Die Situation in Baku soll dagegen nach den Pogromen und der Flucht Tausender von Armeniern relativ ruhig sein. In der armenischen Vertretung in Moskau sammeln sich verzweifelte Flüchtlinge. Drei- bis viertausend oder noch mehr, die nach den ersten antiarmenischen Pogromen noch in Baku ausgehalten hatten, sollen in Moskau eingetroffen sein. Es heißt, in Baku seien am Wochenende etwa hundert Armenier zum Teil auf bestialische Weise umbebracht worden. Zwei der Toten wurden auf dem Bahnhof von Baku erschlagen, als sie versuchten, aus der Stadt zu flüchten. Der Reporter des staatlichen Fernsehens war fast unfähig zu berichten: „Mein Herz schmerzt, meine Kehle ist wie zugeschnürt, aber zu berichten ist meine Pflicht.“

Alle Vermittlungsversuche Gorbatschows im Kaukasus sind gescheitert. Seine Dekrete, sowohl Beschlüsse des aserbaidschanischen wie des armenischen Sowjets über Nagorny -Karabach zu annullieren und für verfassungswidrig zu erklären, lassen die aserbaidschanisch-islamische Nationalistenbewegung ungerührt. Gruppierungen wie die Jugendorganisation „Errettung“, die Nagorny-Karabach mit der Waffe in der Hand von Armeniern befreien will, fühlen sich getragen vom Aufwind der jüngsten Erfolge und begünstigt von der Schwäche des Moskauer Zentrums. Die aserbaidschanischen Bezirksstädte Dschalilabad und Lenkoran scheinen am Montag immer noch fest in der Hand der Volksfront zu sein.

Rund um den armenischen Bezirk Schaumjan in der Nähe Nagorny- Karabachs sollen schon mehrere tausend Bewaffnete Aserbaidschaner konzentriert sein. Das Schicksal der entführten Partei- und Sowjetführung ist immer noch ungewiß. Schießereien um Nagorny-Karabach haben mindestens 34 Todesopfer und 14 Verletzte gefordert. Ein armenisches Dorf soll gar von Hubschraubern aus angegriffen worden sein. Die Angreifer hätten uniformähnliche Montur und schußsichere Westen getragen, berichtet die Nachrichtenagentur 'tass‘. Die Moskauer Sondertruppen hatten Mühe, den Angriff abzuwehren. Einige Soldaten sollen in den letzten Tagen gefallen sein.

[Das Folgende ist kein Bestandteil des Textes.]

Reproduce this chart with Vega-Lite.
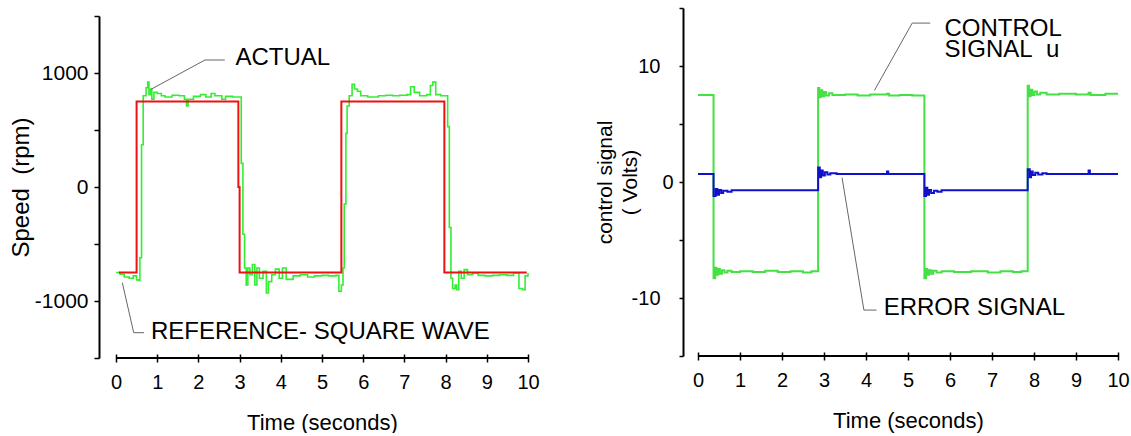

Die zur Verstärkung für die Sondereinheiten ankommenden Truppenteile, die seit Wochen im Hexenkessel des aufflammenden Massenaufruhrs stecken, wurden im aserbaidschanischen Kirovabad blockiert. Aserbaidschanische Demonstranten versperrten ihnen mit Sand und Stein beladenen LKW den Weg. Die Einheiten wurden schließlich per Luftbrücke nach Nagorny Karabach gebracht. Die Situation in den Erdbebengebieten wird noch durch den Mangel an Brennstoffen und Nahrungsmitteln im eiskalten Kaukasuswinter verschärft Folgen der monatelangen Blockade durch die aserbaidschanischen Nationalisten.

Während von aserbaidschanischer Seite offenbar versucht wird, die armenische Bevölkerung zu vertreiben, sind Anstrengungen der armenischen Volksfront darauf gerichtet, einen Korridor nach Stepanakert zu schaffen. Die im ehemaligen roten Kurdistan liegenden aserbaidschanischen Dörfer waren Ziel der Angriffe. Der Appell des sowjetischen Staats- und Parteichefs Gorbatschows im litauischen Wilna, nur der Bürgerfriede, nur die Abstimmung der wechselseitigen Interessen könnten das Land aus der gegenwärtigen schweren Krise herausführen, blieben ungehört. Der Bürgerkrieg im Kaukasus ist die bislang härteste Probe für die Perestroika. Der islamisch-nationalistische Aufschwung im Süden der Sowjetunion provoziert noch viel mehr als die recht moderat -demokratischen Balten eine Politik der harten Hand aus Moskau. Womit auch sonst könnten neue Massaker verhindert werden? Der Rat zur nationalen Rettung, der nach den Pogromen in Eriwan gebildet wurde, ruft laut um Hilfe.